This week NatWest Bank confirmed it is in talks with supermarket giant Tesco to develop an “own-label” co-branded credit card.
The advantages for Tesco are not hard to see. Tesco Clubcard, though ostensibly successful, provides limited information on its customers.
According to NatWest head of marketing Raoul Pinnell: “Clubcard does not offer any data on Tesco customers,” he says, “a credit card gives much more detailed information.”
Whereas Clubcard offers the name, address and what is bought, a credit card offers occupational details and credit data.

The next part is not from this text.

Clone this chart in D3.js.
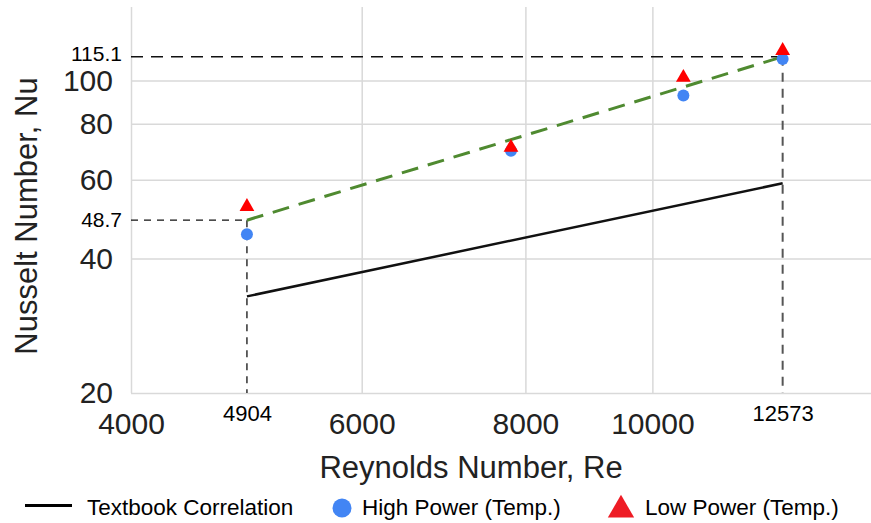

But for the financial services sector, the move reflects a strategic shift in direction. NatWest is already in advanced negotiations with mobile phone operator Orange and another international company to develop co-branded cards. And high street rival Midland, which launched the first co-branded card with Peugeot last year, is also negotiating with other service sector companies.
It is no coincidence Midland and NatWest are both shareholders in Access. The legacy of the Access relationship, where banks had three separate brands on cards – for instance, NatWest, Access and Mastercard – versus Barclaycard, effectively condemned them to be medium-sized players with a mixture of high and low-risk customers and frequent and infrequent users.
The banks have been busy developing post-Access strategies. Now that the banks and Mastercard have finally settled their differences over the price of the Access brand, the member banks will be able to fight Barclaycard on their own.
Pinnell says though NatWest is neck and neck with Barclays in terms of current accounts, at about 20 to 25 per cent of the market, in credit cards it is way behind with 2.5 million customers compared with Barclaycard’s 9 million.
The deal will give NatWest access to Tesco’s 6 million Clubcard users.
Additionally, while the banks and payment systems are fighting it out, their most profitable customers are being poached by cheaper rivals.
Next week the latest US assault on the UK credit cards market begins with the launch of People’s Bank of Connecticut credit card. This is likely to offer an annual percentage rate (APR) a third lower than the established bank credit cards. According to its new head of marketing Julia Garrett (MW last week), it will join US rivals signing affinity deals in the UK.
The US competitors – Beneficial Bank, MBNA and People’s Bank – all have tiny overheads in the UK and are able to offer much cheaper deals, making it hard for established banking giants to compete on price.
Peter Mills, financial services forecaster at The Henley Centre, says the US credit card issuers are trying to cream off the most profitable end of the market, the low-risk regular borrowers. They are most vulnerable to attack because of the higher APRs.
Access shareholder the Royal Bank of Scotland decided the best way to fight the cheap rivals was to join them. It tied up with US discount credit card Advanta at the end of last year. The RBS Advanta card is understood to be performing well.
Barclaycard’s deal with Cellnet (MW March 22) was also made in response to the cheaper rivals. However, unlike the NatWest Tesco deal, it was made to add value to its existing product, rather than to extend the brand to woo new customers.
A spokesman for NatWest says the new cards will be price competitive but “price is only part of the deal, we will offer additional benefits”. The deal will probably include use of special discounts and Air Miles.
However, ironically, the inclusion of a cheaper price could create other problems for the bank. Though co-branding involves the use of both the company and bank brands on the cards, the idea that a bank should be a supplier of financial services to a third party has obvious parallels with own-label provision in fast-moving consumer goods (fmcg) marketing.
There is the potential threat that the banks’ existing credit card customers will feel cheated. Mills says there could be problems with large-scale co-branding when NatWest customers realise they could get a better deal with Tesco.
However, Midland head of consumer marketing Mark Searles, says that though the Peugeot deal is much smaller, it has not caused an immediate problem. “There will be some cannibalisation of the brand but this has not happened with Peugeot.”
Pinnell says the co-branding deal will help both parties. “This form of brand stretching enhances the brand image, rather than detracting from it,” he says. The idea is that NatWest cashes in on Tesco’s brand loyalty and vice versa.
The problem for the former Access banks is that they are unable to compete directly against the Barclaycard brand in the mass market and unable to compete against cheap rivals because of enormous overheads.
One route that both Midland and NatWest have pursued is to improve existing products, extend loyalty programmes and waive fees. But combining this with risky co-branding could prove expensive.
A plausible, though unlikely, alternative could be to follow the lead of some US banks: give up mass-market aims, sack unprofitable customers and become a specialist provider. However, Midland and NatWest are unlikely to move down this route. As Searles points out: “In the US co-branding accounts for 50 per cent of the market, we are still on the starting blocks.”